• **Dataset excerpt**
————

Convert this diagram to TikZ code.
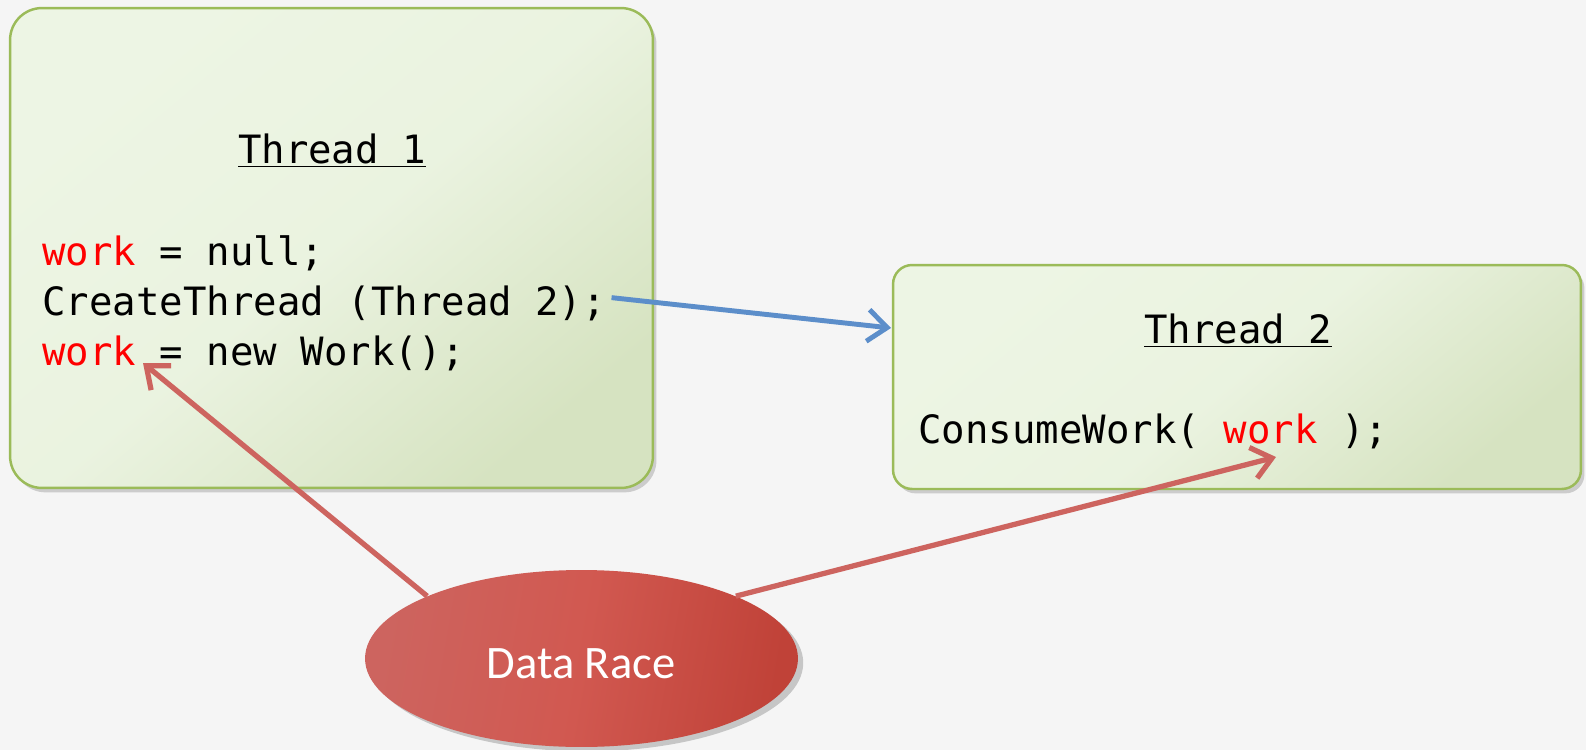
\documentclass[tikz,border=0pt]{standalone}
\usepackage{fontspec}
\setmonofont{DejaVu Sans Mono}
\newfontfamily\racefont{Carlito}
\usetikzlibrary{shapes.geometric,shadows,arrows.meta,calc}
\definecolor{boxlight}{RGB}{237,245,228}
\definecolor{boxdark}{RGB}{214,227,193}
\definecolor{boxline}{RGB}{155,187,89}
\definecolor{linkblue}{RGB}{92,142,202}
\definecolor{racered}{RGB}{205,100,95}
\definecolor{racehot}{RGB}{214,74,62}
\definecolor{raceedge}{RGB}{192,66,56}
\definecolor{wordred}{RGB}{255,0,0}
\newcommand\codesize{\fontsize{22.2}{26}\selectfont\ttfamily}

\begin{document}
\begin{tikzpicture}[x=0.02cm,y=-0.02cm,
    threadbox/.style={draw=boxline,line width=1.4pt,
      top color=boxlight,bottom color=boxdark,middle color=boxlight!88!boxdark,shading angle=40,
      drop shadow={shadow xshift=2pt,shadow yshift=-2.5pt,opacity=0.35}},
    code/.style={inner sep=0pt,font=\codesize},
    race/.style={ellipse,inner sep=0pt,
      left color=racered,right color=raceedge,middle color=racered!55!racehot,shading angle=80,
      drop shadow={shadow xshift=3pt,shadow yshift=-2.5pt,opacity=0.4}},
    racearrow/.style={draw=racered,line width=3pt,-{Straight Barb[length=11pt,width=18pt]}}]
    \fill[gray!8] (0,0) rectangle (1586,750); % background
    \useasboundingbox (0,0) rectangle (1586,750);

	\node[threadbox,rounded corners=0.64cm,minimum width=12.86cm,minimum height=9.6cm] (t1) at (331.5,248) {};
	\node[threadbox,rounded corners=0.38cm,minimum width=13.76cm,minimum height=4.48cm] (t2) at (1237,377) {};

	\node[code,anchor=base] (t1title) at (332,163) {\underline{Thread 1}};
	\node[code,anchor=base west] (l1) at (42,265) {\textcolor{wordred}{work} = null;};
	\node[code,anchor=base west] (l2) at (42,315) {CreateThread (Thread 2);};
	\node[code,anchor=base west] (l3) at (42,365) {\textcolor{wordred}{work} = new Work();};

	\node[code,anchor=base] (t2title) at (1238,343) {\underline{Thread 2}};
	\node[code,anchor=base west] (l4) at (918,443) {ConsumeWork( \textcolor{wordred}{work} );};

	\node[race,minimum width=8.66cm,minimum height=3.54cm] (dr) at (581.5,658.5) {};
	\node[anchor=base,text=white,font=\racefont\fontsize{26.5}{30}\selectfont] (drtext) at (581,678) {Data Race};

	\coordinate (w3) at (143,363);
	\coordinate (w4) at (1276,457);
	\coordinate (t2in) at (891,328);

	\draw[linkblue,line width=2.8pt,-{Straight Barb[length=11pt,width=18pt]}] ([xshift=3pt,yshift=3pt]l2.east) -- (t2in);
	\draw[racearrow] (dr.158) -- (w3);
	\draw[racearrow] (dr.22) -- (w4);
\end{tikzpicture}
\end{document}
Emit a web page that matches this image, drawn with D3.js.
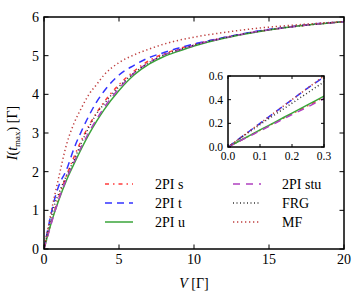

————

• **Objective**
Except for the pictures, reproduce every line exactly.

• **Answer to the exercise**
Convert this diagram to TikZ code.
\documentclass[tikz,border=0pt]{standalone}
\usepackage{fontspec}
\setmonofont{DejaVu Sans Mono}
\newfontfamily\racefont{Carlito}
\usetikzlibrary{shapes.geometric,shadows,arrows.meta,calc}
\definecolor{boxlight}{RGB}{237,245,228}
\definecolor{boxdark}{RGB}{214,227,193}
\definecolor{boxline}{RGB}{155,187,89}
\definecolor{linkblue}{RGB}{92,142,202}
\definecolor{racered}{RGB}{205,100,95}
\definecolor{racehot}{RGB}{214,74,62}
\definecolor{raceedge}{RGB}{192,66,56}
\definecolor{wordred}{RGB}{255,0,0}
\newcommand\codesize{\fontsize{22.2}{26}\selectfont\ttfamily}

\begin{document}
\begin{tikzpicture}[x=0.02cm,y=-0.02cm,
    threadbox/.style={draw=boxline,line width=1.4pt,
      top color=boxlight,bottom color=boxdark,middle color=boxlight!88!boxdark,shading angle=40,
      drop shadow={shadow xshift=2pt,shadow yshift=-2.5pt,opacity=0.35}},
    code/.style={inner sep=0pt,font=\codesize},
    race/.style={ellipse,inner sep=0pt,
      left color=racered,right color=raceedge,middle color=racered!55!racehot,shading angle=80,
      drop shadow={shadow xshift=3pt,shadow yshift=-2.5pt,opacity=0.4}},
    racearrow/.style={draw=racered,line width=3pt,-{Straight Barb[length=11pt,width=18pt]}}]
    \fill[gray!8] (0,0) rectangle (1586,750); % background
    \useasboundingbox (0,0) rectangle (1586,750);

	\node[threadbox,rounded corners=0.64cm,minimum width=12.86cm,minimum height=9.6cm] (t1) at (331.5,248) {};
	\node[threadbox,rounded corners=0.38cm,minimum width=13.76cm,minimum height=4.48cm] (t2) at (1237,377) {};

	\node[code,anchor=base] (t1title) at (332,163) {\underline{Thread 1}};
	\node[code,anchor=base west] (l1) at (42,265) {\textcolor{wordred}{work} = null;};
	\node[code,anchor=base west] (l2) at (42,315) {CreateThread (Thread 2);};
	\node[code,anchor=base west] (l3) at (42,365) {\textcolor{wordred}{work} = new Work();};

	\node[code,anchor=base] (t2title) at (1238,343) {\underline{Thread 2}};
	\node[code,anchor=base west] (l4) at (918,443) {ConsumeWork( \textcolor{wordred}{work} );};

	\node[race,minimum width=8.66cm,minimum height=3.54cm] (dr) at (581.5,658.5) {};
	\node[anchor=base,text=white,font=\racefont\fontsize{26.5}{30}\selectfont] (drtext) at (581,678) {Data Race};

	\coordinate (w3) at (143,363);
	\coordinate (w4) at (1276,457);
	\coordinate (t2in) at (891,328);

	\draw[linkblue,line width=2.8pt,-{Straight Barb[length=11pt,width=18pt]}] ([xshift=3pt,yshift=3pt]l2.east) -- (t2in);
	\draw[racearrow] (dr.158) -- (w3);
	\draw[racearrow] (dr.22) -- (w4);
\end{tikzpicture}
\end{document}
Emit a web page that matches this image, drawn with D3.js.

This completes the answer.